“She’s welcome anytime. She’s so well behaved.”
Or they would lay a hand on her arm and say, “You’re so brave,” or “You’re such a good mother. You’re doing so well with all this.” Rosie appreciated the support but wasn’t sure parenting ever really qualified as brave—or maybe it always did—because it’s not like you had a choice. But what she would have chosen, she got too. Poppy’s hair was still short, but not short enough to prevent Rosie from plaiting two little braids every morning, one on each side, which Poppy tucked happily behind his ears.
Some playdates went less well. Rosie and Penn kept a no-fly list of kids with whom Poppy could not play again. One playdate ended when Poppy and the other little girl were playing princesses, and the dad made a dirty joke about drag queens. That family went on the list. One mom peppered Rosie with questions every time they ran into each other on the playground after school as to the process of physically turning Claude into Poppy, which Penn wanted to excuse on the grounds that she was showing interest but which Rosie saw for what it was: impudent nosiness. Another family went on the list when Penn went to pick Poppy up and the mom and dad tag-teamed him to explain, politely, that God did not make mistakes, and since God had given Poppy a penis, he and Rosie were interfering with God’s plan. “And that’s … bad?” Penn guessed. He also guessed that if that family kept their own list, his name had just gone on it.
Rosie tried not to let any of it get to her. She had too much to do without worrying about her kid’s friends’ parents’ ignorance. Her job wasn’t to educate them. Her job was just to raise her kid, all her kids. And work to feed them all. As she and Penn kept telling Poppy, you don’t have to like everyone. Find who’s fun and smart and safe, and stick with them.
Which approach worked just fine until Nicky Calcutti. Nicky was Claude’s one friend from before, and Nicky seemed a little perplexed, a little put off, by the change. He was a quiet kid, which was probably what Claude had liked about him. He was unassuming. He didn’t wrestle or chase. He didn’t always have to have his way loudly. Mostly, the boys played next to each other, like toddlers, and that was fine with both of them. He’d been over once, since, to play with Poppy and had murmured to Rigel, “I never had a playdate with a girl before,” to which Rigel had replied, “Oh it’s great. Their rooms smell way better.” But Nicky did not seem mollified.
“Maybe he’s taking this personally,” Penn guessed.
“Like Claude becoming Poppy is a failure of Nicky’s manhood?” said Rosie.
“Something like that.”
“He’s five.”
Five he may have been, but five turned out not to be too young to be offended or freaked out. Five turned out not to be too young for any number of sins. Rosie and Penn knew Nicky’s mom. After Claude’s announcement, she’d emailed Rosie to say she hoped the boys would still be friends. She asked if she could do anything to help. She promised peppermint ice cream—Claude’s favorite and Poppy’s as well—if Poppy would come over to play.
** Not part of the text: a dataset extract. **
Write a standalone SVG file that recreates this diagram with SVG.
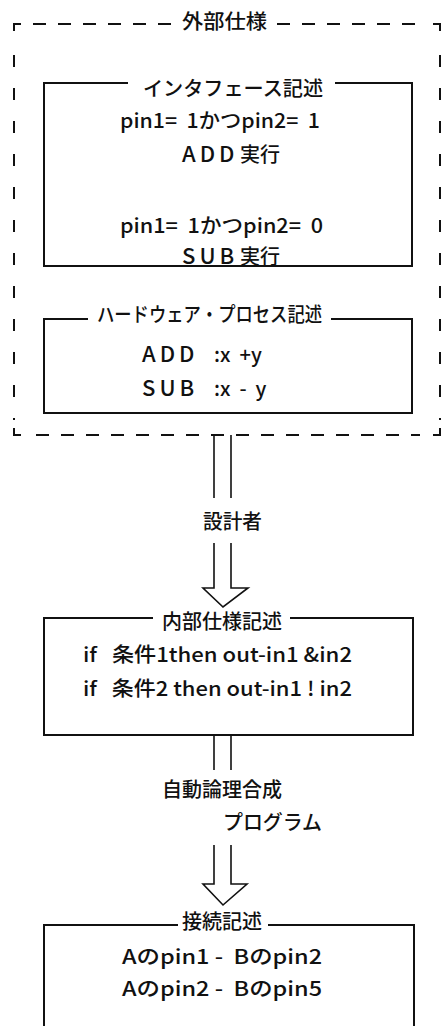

Rosie dropped him off, stood in the door and chatted idly for a few minutes with Cindy Calcutti, and was in the art store buying supplies for a project Orion was doing about bats when her phone rang. Poppy was crying too hard to tell her what was wrong. Rosie was in her car and halfway to Nicky’s already before he even managed a wobbly, “Mom? Would you come get me?”
Cindy Calcutti and Nick Calcutti Sr. were separated. Rosie gathered this was a no-way-in-hell-are-we-getting-back-together separation rather than the let’s-take-some-space-and-work-it-out kind but, having a much better grasp than other people on what was and wasn’t her business, declined to pry. She knew that Cindy was jockeying for full custody by sharing irreproachably during this trial period. If it was Nick’s day with his son, Cindy did not say Nicky has a playdate. Cindy went and got a manicure and let her erstwhile husband supervise.
Rosie was close, but Penn was closer, so she called him from the car and sent him over. He was home with the boys, and though Roo and Ben were probably old enough, at twelve and thirteen, to babysit other people’s brothers, babysitting their own raised an entirely different set of issues. Penn piled them all into the van and pulled up at the Calcuttis’ mere moments before Rosie did. She had not, apparently, been obeying posted speed limits. Or stoplights.
Poppy opened the door before they made it up the walk and ran, sobbing and full-tilt, toward them all. He’d disappeared within a circle of brothers before Nick Sr. made it to the front door. He was much larger than Penn, whose only regret was that he could not therefore meet the man quite eye to eye.
“What on earth happened?” Rosie asked Nick, his son nowhere in evidence, hers having absorbed completely the other child who could answer that question.